- Music
- 24 Aug 15
“There were very negative things going on in my life, but I survived.” Frank Turner looks on the bright side with Craig Fitzpatrick.
At this point, the body of Frank Turner is a pretty well-covered canvas. With a little lull before his folk-throwing- stadium-rock-moves sixth album, Positive Songs For Negative People, landed however, he had an itch on his back only ink could scratch. To Twitter and.... “Tattoo update: fucking ow.”
Talking to Mr. Turner, he describes the moments when the needle goes over your vertebrae as particularly unpleasant.
“It’s funny how quickly you forget the pain though,” the 33-year-old English songsmith muses. “Now I’m thinking about it as ‘it wasn’t that bad’ but of course at the time, I was sitting there going ‘I will never do this again!’”
A bit like women forgetting the horrors of child birth?
“Well, quite. I read somewhere that we’ve specifically evolved so you can’t remember what pain was like, because otherwise no woman would ever have more than one child. The species would die out immediately!”
Emotional pain lasts a little longer, still smarting upon far-removed analysis. It was a task Turner took upon himself on his last album, 2013’s Tape Deck Heart, which dealt with heartbreak and the hard fact that he had been the heartbreaker.
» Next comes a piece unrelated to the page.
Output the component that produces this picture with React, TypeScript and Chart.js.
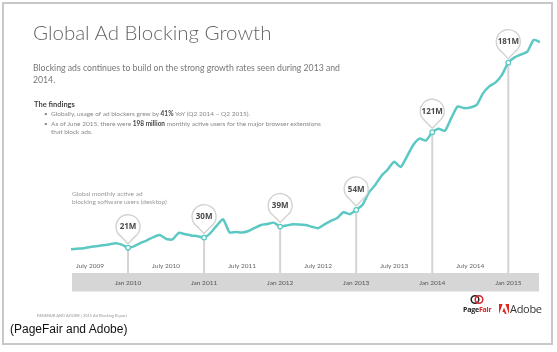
import React, { useEffect, useRef } from "react";
import { Chart, registerables } from "chart.js";

Chart.register(...registerables);

const months: string[] = [
  "2009-04","2009-05","2009-06","2009-07","2009-08","2009-09","2009-10","2009-11","2009-12",
  "2010-01","2010-02","2010-03","2010-04","2010-05","2010-06","2010-07","2010-08","2010-09","2010-10","2010-11","2010-12",
  "2011-01","2011-02","2011-03","2011-04","2011-05","2011-06","2011-07","2011-08","2011-09","2011-10","2011-11","2011-12",
  "2012-01","2012-02","2012-03","2012-04","2012-05","2012-06","2012-07","2012-08","2012-09","2012-10","2012-11","2012-12",
  "2013-01","2013-02","2013-03","2013-04","2013-05","2013-06","2013-07","2013-08","2013-09","2013-10","2013-11","2013-12",
  "2014-01","2014-02","2014-03","2014-04","2014-05","2014-06","2014-07","2014-08","2014-09","2014-10","2014-11","2014-12",
  "2015-01","2015-02","2015-03","2015-04","2015-05","2015-06",
];

const usersMillions: number[] = [
  20.0, 20.5, 21.0, 22.0, 22.7, 23.5, 24.2, 25.2, 24.0,
  21.4, 22.8, 25.5, 27.8, 30.5, 32.4, 29.0, 28.5, 34.2, 33.0, 32.0, 31.2,
  30.1, 34.0, 40.5, 45.9, 34.7, 35.0, 34.4, 35.8, 38.5, 41.0, 41.8, 43.0,
  39.6, 40.5, 41.6, 41.5, 41.0, 39.5, 38.2, 41.5, 44.5, 47.0, 52.0, 50.3,
  54.0, 58.5, 69.0, 75.5, 83.5, 89.0, 95.5, 91.0, 100.0, 110.0, 115.5, 113.8,
  121.0, 123.9, 122.2, 133.2, 143.2, 141.8, 142.3, 144.5, 154.5, 160.5, 164.0, 170.5,
  181.0, 185.5, 188.0, 190.5, 200.5, 198.8,
];

const janTicks: string[] = ["2010-01", "2011-01", "2012-01", "2013-01", "2014-01", "2015-01"];
const janTickLabels: string[] = ["Jan 2010", "Jan 2011", "Jan 2012", "Jan 2013", "Jan 2014", "Jan 2015"];
const julyTicks: string[] = ["2009-07", "2010-07", "2011-07", "2012-07", "2013-07", "2014-07"];
const julyTickLabels: string[] = ["July 2009", "July 2010", "July 2011", "July 2012", "July 2013", "July 2014"];
const calloutMonths: string[] = ["2010-01", "2011-01", "2012-01", "2013-01", "2014-01", "2015-01"];
const calloutLabels: string[] = ["21M", "30M", "39M", "54M", "121M", "181M"];

const TEAL = "#5cc8c3";

const decorPlugin = {
  id: "adDecor",
  beforeDatasetsDraw(chart: any) {
    const { ctx, chartArea, scales } = chart;
    const x = scales.x;
    const y = scales.y;
    ctx.save();
    ctx.fillStyle = "#d6d6d6";
    ctx.fillRect(chartArea.left + 1, chartArea.bottom + 0.5, chartArea.right - chartArea.left - 2, 18.5);
    ctx.strokeStyle = "#d4d4d4";
    ctx.lineWidth = 2;
    calloutMonths.forEach((m) => {
      const i = months.indexOf(m);
      const px = x.getPixelForValue(i);
      const py = y.getPixelForValue(usersMillions[i]);
      ctx.beginPath();
      ctx.moveTo(px, py);
      ctx.lineTo(px, chartArea.bottom + 0.5);
      ctx.stroke();
    });
    ctx.textAlign = "center";
    ctx.textBaseline = "middle";
    ctx.font = "6.5px Lato, 'Open Sans', sans-serif";
    ctx.fillStyle = "#555";
    janTicks.forEach((m, k) => {
      const px = x.getPixelForValue(months.indexOf(m));
      ctx.fillText(janTickLabels[k], px, chartArea.bottom + 10);
    });
    ctx.fillStyle = "#666";
    julyTicks.forEach((m, k) => {
      const px = x.getPixelForValue(months.indexOf(m));
      ctx.fillText(julyTickLabels[k], px, chartArea.bottom - 6.5);
    });
    ctx.restore();
  },
  afterDatasetsDraw(chart: any) {
    const { ctx, scales } = chart;
    const x = scales.x;
    const y = scales.y;
    ctx.save();
    calloutMonths.forEach((m, k) => {
      const i = months.indexOf(m);
      const px = x.getPixelForValue(i);
      const py = y.getPixelForValue(usersMillions[i]);
      ctx.beginPath();
      ctx.arc(px, py, 2.3, 0, Math.PI * 2);
      ctx.fillStyle = "#fff";
      ctx.fill();
      ctx.lineWidth = 1.3;
      ctx.strokeStyle = TEAL;
      ctx.stroke();
      const r = 12;
      const cy = py - 21;
      const tipY = py - 4;
      const th = (38 * Math.PI) / 180;
      const a1 = Math.PI / 2 + th;
      const a2 = Math.PI / 2 - th + Math.PI * 2;
      ctx.beginPath();
      ctx.moveTo(px, tipY);
      ctx.lineTo(px + r * Math.cos(a1), cy + r * Math.sin(a1));
      ctx.arc(px, cy, r, a1, a2, false);
      ctx.closePath();
      ctx.fillStyle = "#fff";
      ctx.fill();
      ctx.lineWidth = 1.4;
      ctx.strokeStyle = "#d2d2d2";
      ctx.stroke();
      ctx.fillStyle = "#4a4a4a";
      ctx.font = "bold 8px 'Open Sans', Lato, sans-serif";
      ctx.textAlign = "center";
      ctx.textBaseline = "middle";
      ctx.fillText(calloutLabels[k], px, cy + 0.5);
    });
    ctx.restore();
  },
};

export default function App() {
  const canvasRef = useRef<HTMLCanvasElement | null>(null);

  useEffect(() => {
    if (!canvasRef.current) return;
    const chart = new Chart(canvasRef.current, {
      type: "line",
      data: {
        labels: months,
        datasets: [
          {
            data: usersMillions,
            borderColor: TEAL,
            borderWidth: 2.5,
            pointRadius: 0,
            tension: 0.2,
            fill: false,
          },
        ],
      },
      options: {
        animation: false,
        responsive: false,
        maintainAspectRatio: false,
        layout: { padding: { left: 71, right: 17, top: 29, bottom: 79.5 } },
        scales: {
          x: { type: "category", display: false, offset: false },
          y: { display: false, min: 0, max: 210 },
        },
        plugins: { legend: { display: false }, tooltip: { enabled: false } },
      },
      plugins: [decorPlugin],
    });
    return () => chart.destroy();
  }, []);

  const font = "Lato, 'Open Sans', sans-serif";

  return (
    <div style={{ position: "absolute", left: 0, top: 0, width: 557, height: 352, background: "#fff", overflow: "hidden", fontFamily: font }}>
      <div style={{ position: "absolute", left: 2, top: 2, width: 551, height: 343, border: "2px solid #c8c8c8", boxSizing: "border-box" }} />
      <canvas ref={canvasRef} width={557} height={352} style={{ position: "absolute", left: 0, top: 0, width: 557, height: 352 }} />
      <div style={{ position: "absolute", left: 33, top: 21.5, fontSize: 20.5, lineHeight: "21px", fontWeight: 300, color: "#666", whiteSpace: "nowrap" }}>
        Global Ad Blocking Growth
      </div>
      <div style={{ position: "absolute", left: 33, top: 61.5, fontSize: 8.7, lineHeight: "12.5px", color: "#777", whiteSpace: "nowrap" }}>
        Blocking ads continues to build on the strong growth rates seen during 2013 and
        <br />
        2014.
      </div>
      <div style={{ position: "absolute", left: 34, top: 100, fontSize: 7.5, lineHeight: "9px", fontWeight: 700, color: "#444", whiteSpace: "nowrap" }}>
        The findings
      </div>
      <div style={{ position: "absolute", left: 44, top: 110, fontSize: 6.5, lineHeight: "8.5px", color: "#888", whiteSpace: "nowrap" }}>
        <div>
          <span style={{ display: "inline-block", width: 7 }}>•</span>Globally, usage of ad blockers grew by <b style={{ color: "#444" }}>41%</b> YoY (Q2 2014 – Q2 2015).
        </div>
        <div style={{ marginTop: 1 }}>
          <span style={{ display: "inline-block", width: 7 }}>•</span>As of June 2015, there were <b style={{ color: "#444" }}>198 million</b> monthly active users for the major browser extensions
        </div>
        <div style={{ paddingLeft: 7 }}>that block ads.</div>
      </div>
      <div style={{ position: "absolute", left: 72, top: 190, fontSize: 6.5, lineHeight: "7.5px", color: "#999", whiteSpace: "nowrap" }}>
        Global monthly active ad
        <br />
        blocking software users (desktop)
      </div>
      <div style={{ position: "absolute", left: 37, top: 313, fontSize: 8, lineHeight: "8px", color: "#999", whiteSpace: "nowrap", transform: "scale(0.5)", transformOrigin: "0 0" }}>
        PAGEFAIR AND ADOBE | 2015 Ad Blocking Report
      </div>
      <div style={{ position: "absolute", left: 10, top: 322, fontSize: 12, lineHeight: "14px", color: "#111", fontFamily: "'Liberation Sans', Arial, sans-serif", whiteSpace: "nowrap" }}>
        (PageFair and Adobe)
      </div>
      <svg style={{ position: "absolute", left: 470, top: 294 }} width={14} height={11} viewBox="0 0 14 11">
        <circle cx={5} cy={5.5} r={3.8} fill="none" stroke="#222" strokeWidth={1.5} />
        <circle cx={9} cy={5.5} r={3.8} fill="none" stroke="#d8232a" strokeWidth={1.5} />
      </svg>
      <div style={{ position: "absolute", left: 463, top: 306, fontSize: 7, lineHeight: "8px", fontWeight: 700, color: "#222", fontFamily: "'Open Sans', sans-serif", whiteSpace: "nowrap", letterSpacing: -0.2 }}>
        Page<span style={{ color: "#d8232a" }}>Fair</span>
      </div>
      <svg style={{ position: "absolute", left: 499, top: 304 }} width={10} height={10} viewBox="0 0 10 10">
        <polygon points="0,0 3.6,0 0,10" fill="#e1251b" />
        <polygon points="6.4,0 10,0 10,10" fill="#e1251b" />
        <polygon points="5,3.5 7.6,10 5.9,10 5.1,8 3.4,8" fill="#e1251b" />
      </svg>
      <div style={{ position: "absolute", left: 510, top: 302, fontSize: 11, lineHeight: "14px", color: "#333", fontFamily: "'Open Sans', sans-serif", whiteSpace: "nowrap", letterSpacing: -0.3 }}>
        Adobe
      </div>
    </div>
  );
}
If that wasn’t taxing enough, he badly injured that now freshly-inked back while touring the record and also found himself getting his first “good old British kicking in the press” when select quotes painted the anointed successor to Billy Bragg as politically right-wing.
Rather than continue wallowing on the follow- up, Positive Songs... (as the name suggests) is a reaction to all that dark malarkey.
“Continents leaping up after an ice age, as the sea levels lower,” is how Frank poetically puts it.
“Tape Deck Heartwas a difficult record,” he admits. “It was difficult to talk about, and to write, and to sing, because it was about a shitty time in my life... There were very negative things going on in my life, but I survived. I came through the other side. I decided that rather than wallow in my misery or surrender, it would be a better idea to dust myself off and continue the good fight, as it were.”
Liberated from the well of break-up songs, the record became about survival and defiance. Not that it has a ‘don’t worry, be happy’ vibe – “because that’s such a trite statement,” he notes – but we get a good dose of tempered Frank Turner optimism on a short blast of an album that packs in plenty of Springsteen-indebted punch-the-air choruses.
Lead single ‘Get Better’ features a lady writing words of encouragement in plain black marker on his chest. Who is she, so we can thank her for his upturn in form?
“That’s more of a metaphorical thing, alas! But she’s out there somewhere.”
We can’t put the expansive rock sound down to recording in the US either. Another full band effort, Turner decamped with his Sleeping Souls to Nashville to work with producer Butch Walker.
“I don’t personally think that the national location of studios matters that much. It’s both the equipment and, most importantly, the personnel. The people you’re in the room with. If you put that room and Butch Walker in Timbutku, we would have made the same record. I just felt a really, really strong connection with the guy.”
With his thoughts turning to touring, I wonder exactly how many shows he has under his belt. Last time we talked, he’d passed the 1,000 mark. Keeping a clicker to record every gig, he instantly says: “I’m on 1,702 at the moment.”
Could he ever envisage his life without it?
“That’s an interesting question. Never say never and all that bollocks. I have slowed down a little bit in the last year or two. Particularly after I injured my back, there was an agreement that possibly I don’t need to literally kill myself by touring.
“There was a moment when I realised that the only person who gave a fuck about the bravado of my touring schedule was me,” he continues. “Sacrificing myself on the altar of my own ego struck me as pointless.”
I’m loathe to quote Bono, but he recently talked about how strange it is to almost need to feed off the energy of a massive crowd each night to just feel normal.
“Absolutely. Well, I’m loathe to use the word ‘normal’ because seriously what the fuck is normal? But I think that there is something slightly odd about the thing that I do for a living. And Bono too – everybody’s allowed to compare themselves to Bono once in a lifetime and I’ve just used my one! It’s an odd way to exist and get through life. But it keeps me happy and it seems to bring a bit of joy to other people too. I’m unashamedly populist!”